На литургичность русского верлибра в целом указывал поэт Вячеслав Куприянов, считавший, что национальные истоки русского свободного стиха лежали в церковно-славянском языке, то есть в области вне живой повседневной речи. С этим можно спорить, но даже это не противоречит приведенным выше словам Нины Искренко о верлибре как преображенном «естественном» языке. Напротив, именно здесь стихии речи священной и речи мирской вступают в диалог плодотворной сложности, не столько на уровне явном, лексическом, сколько на интонационной глубине.
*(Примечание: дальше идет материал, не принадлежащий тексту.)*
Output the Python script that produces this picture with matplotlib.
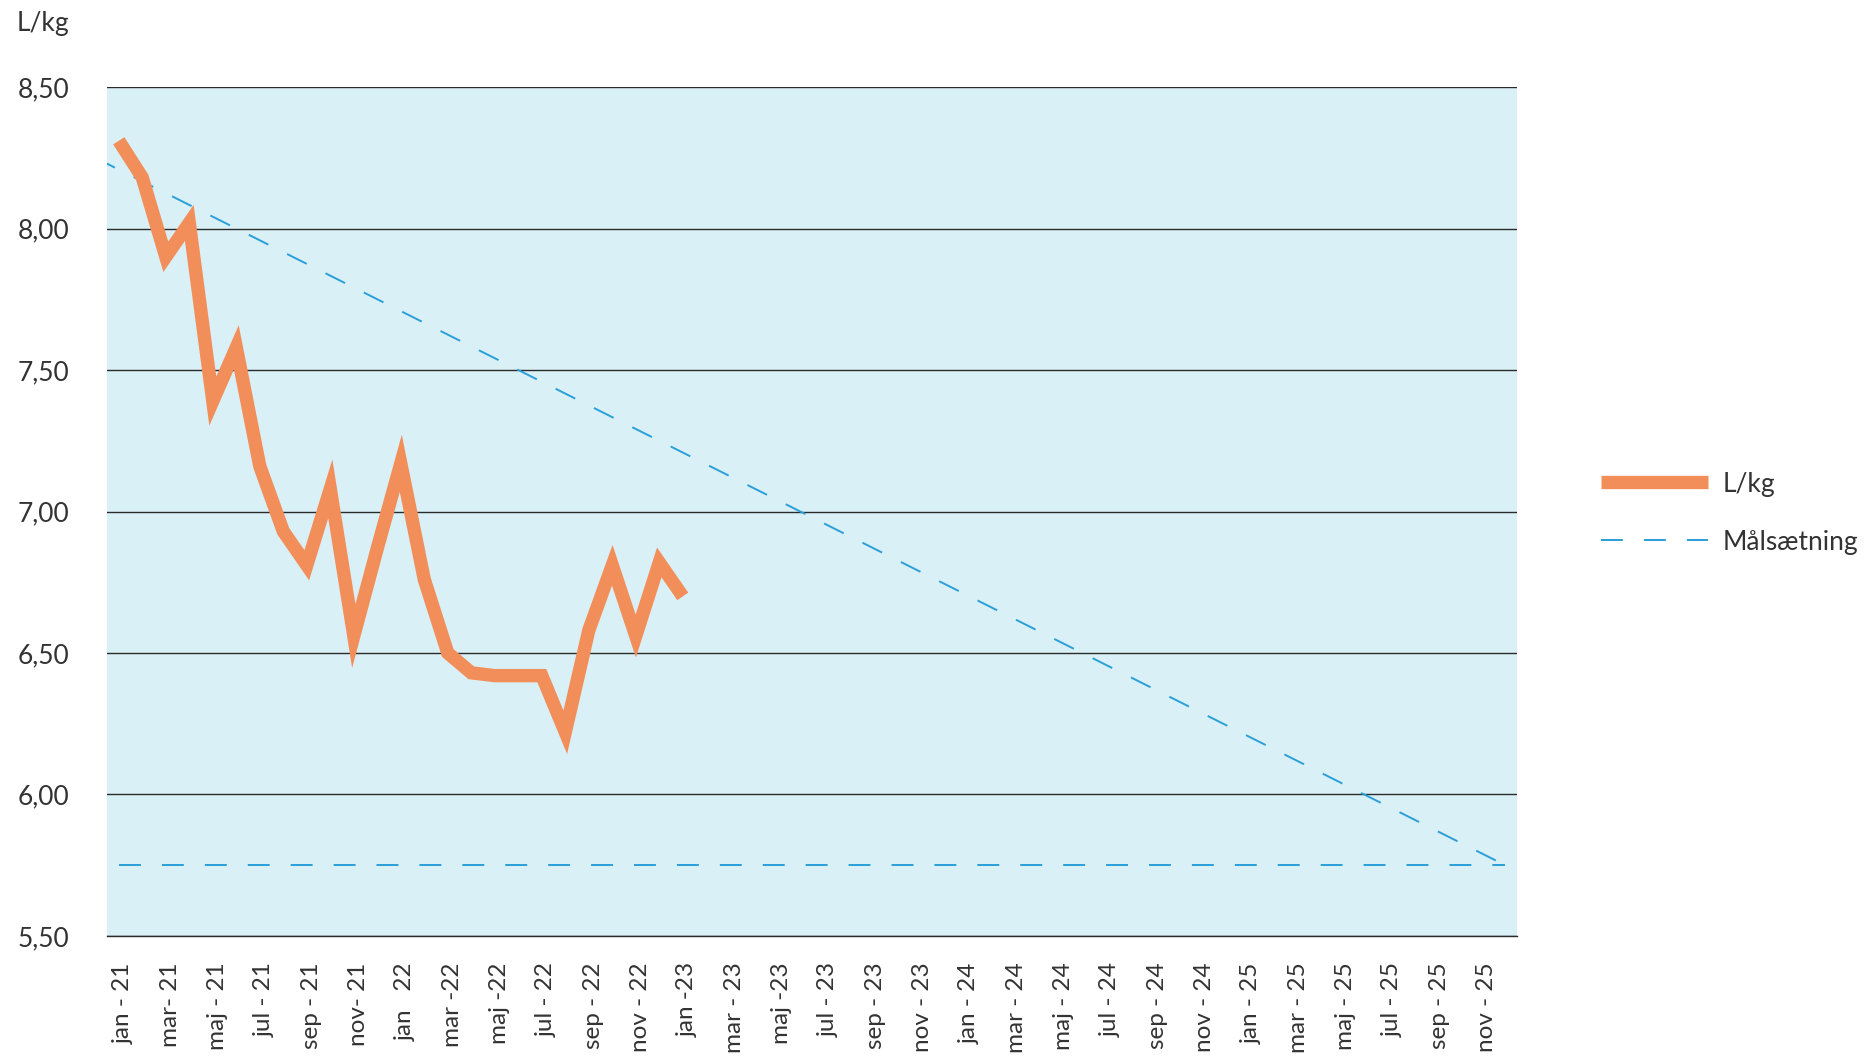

Свободный стих – своего рода оркестрованный космос, где все время тревожат друг друга символ и «простая» вещь, ритуал и безмолвное страдание, силы центростремительная и центробежная. Все плывет, качается, мерцает.
В интервью 1985 года «Разговор на расстоянии» Айги говорит: «Стихи я, чаще всего, слышу «литургически», может быть, такими же вижу их и перед собой – еще не воздвигнутых на бумаге и не вознесшихся над ней. А в литургии действует и напев, и Слово-Логос, и «душевная» интонация – почти бессловесная беседа! – а знаки в ней есть и невидимые («духовные»), и видимые («ритуальные»), – по-видимому «поэтический текст как тело и знак на бумаге» я воспринимаю так, – а именно: как общий вид некоего словесного «храма», который, и сам являясь некоторым общим знаком, просвечивает более «конкретными» внутренними знаками своего содержания, – когда я хочу, чтобы они были особо замечены, я выделяю их – курсивами, разрядкой букв, иногда ввожу иероглифы и идеограммы, подчеркнуто-обособленные «белые места» (тоже в качестве знаков, каждый раз – с их особым «смыслом»)».
Многослойность, сложность, прозрачность, размеченность. То, что Айги называет «неким словесным храмом», может быть увидено как проекция поэтической интонации стихотворения, с теми же действующими силами – знаками «видимыми» и «невидимыми».
Классическая риторика в текстах этого поэта не просто усечена – она свернута, как свиток. Осыпались все привычные знаки препинания. То, что остается для исполнения, более всего похоже на внутреннюю речь, эмоция которой еще не отделилась от найденного слова, растворена в нем. Остается распределение на строки – ясное, как шаги в тишине. Такую поэтическую интонацию можно было бы назвать «белой»; теснее и крепче связь внутри небольших стихотворений вряд ли можно отыскать.

     И левою частью лица
     косясь
     честно и прямо
     бледность – во сне – Шостаковича
     жертвенностью – как треснувшей глиной
     кричащая

     как будто другу

                                  17 апреля 1998 (к утру)


Для связующих знаков «тире» в этом стихотворении готовой («душевной») интонации просто не существует. Но то, что они обозначают сильный интонационный ход – несомненно. Может быть, его аналог в музыке – долгое легато.
Поэтическая интонация – та же речь, но, в силу необходимой слитности, скорее – речь-пение.  В верлибре она невозможна без тонкой со-настройки регистров, пластического маневра, музыкального ощущения  целого. Свободный стих очень многого от поэта и читателя требует, но при этом открывает для будущего такие бесконечные пространства, что разговоры об исчерпанности приемов или подражании теряют смысл. Там много земли и воздуха для поэтического хозяйства, нужно добавить к ним свое – слух, глубокое внимание, дар ясности, лицо, свободу.